FC Talanta
- FC Talanta Logo
- Full name: Football Club Talanta
- Founded: 19 July 2012; 14 years ago
- Ground: Ruaraka Stadium Nairobi, Kenya
- Capacity: 4,000
- Executive Director: James Theuri
- Head Coach: Jackson Gatheru
- League: National Super League
- 2025–2026: 8th
- Website: http://www.fctalanta.co.ke
| Home colours | Away colours |

= F.C. Talanta =

Kenyan association football club

Football Club Talanta, also known as FC Talanta, is a Kenyan professional football club based in Nairobi, incorporated in July 2012. They currently compete in the Kenyan National Super League, second division of the Kenyan football league system.

==History==

===Early days and formation===
The talent development pilot programme was initiated in Guinea, Côte d'Ivoire, Niger and Kenya. In Kenya, the first phase was started in 2010 at the Kasarani Stadium and was launched by the then Minister of Sports and Youth Affairs Hellen Sambili. Since then, they have moved to their current location in Karen and, in conjunction with UNICEF, the Ministry of Youth Affairs and Sports is working hard to get the team a permanent home ground. Talanta team members were chosen from the Safaricom Sakata tournament and were graduates of the academy.

===2012 FKF President's Cup===
The Football Kenya Federation (FKF) confirmed on 26 July 2012 that 32 teams registered for the 2012 FKF President's Cup after paying the mandatory KSh.15,000/= entry fee.

The club's campaign began in the second round, against Tetu Stars. The match, played on 12 August 2012, ended in a 2–0 victory for Talanta, through goals from George Nzenze and Patrick Muchiri. They met FKF Division One side Nzoia United in the third round on 2 September 2012. An own goal from James Ndara and another goal from Hassan Abdulrahman helped the side cause one of the biggest upsets of the tournament at that stage.

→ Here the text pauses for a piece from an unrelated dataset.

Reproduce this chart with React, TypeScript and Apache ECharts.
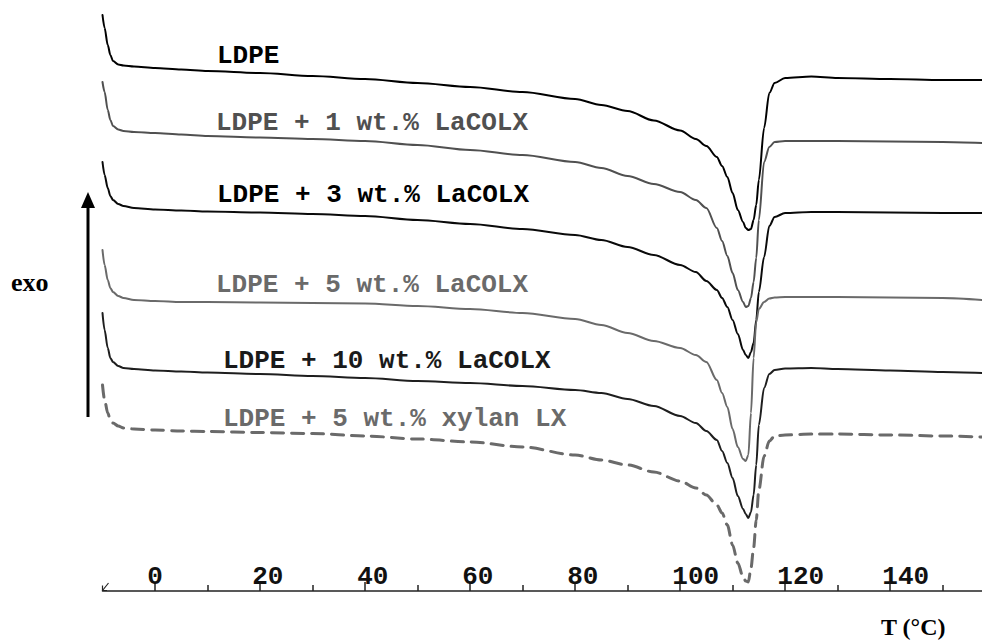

However, Talanta could not advance from the quarter-finals after suffering a 2–0 defeat to defending Kenyan Premier League champions Tusker, who had beaten Garissa County League side Wamo 13–0 in the previous round. The goals were scored by David Nyanzi and Joseph Emeka.

==Talanta Academy==
The club's corporate vision is to evolve into a model of successful, transparent and mass movementof Kenyan youth who believe in themselves and can take the country to the nextlevel in soccer. As part of FC Talanta's commitment in giving back to the community, the National Youth Talent Academy (NYTA) was formed.

Talanta has a unique model in Kenya as the players constituting its teams must be graduates or former graduates of NYTA. Every year there is a selection all around Kenya to select the best 25–30 players and integrate them in the current team that will conserve only its best elements. For six months, the players selected during NYTA trials are training and developed in order to fit directly in the first team for the beginning of the following league season.

==Team Image==
In April 2013, FC Talanta became the first team in Africa to have German-based apparel company Jako as their kit provider. Thus, it is also the only team in Kenya to have a kit supplier.

===Kit Providers===
- Jako (2013–2014)

==Corporate structure and sponsorship==
The Communications Commission of Kenya (CCK) unveiled the sponsorship of the team, which graduated from the National Youth Talent Academy. The team's launch was held on 19 July 2012 at the Safari Park Hotel. CCK agreed a KSh.51 million/= deal to sponsor Talanta for the next three years.

===Social responsibility===
The sponsorship of FC Talanta is one of the many CSR efforts undertaken by the CCK in youth empowerment geared towards the creation of livelihoods among the youth.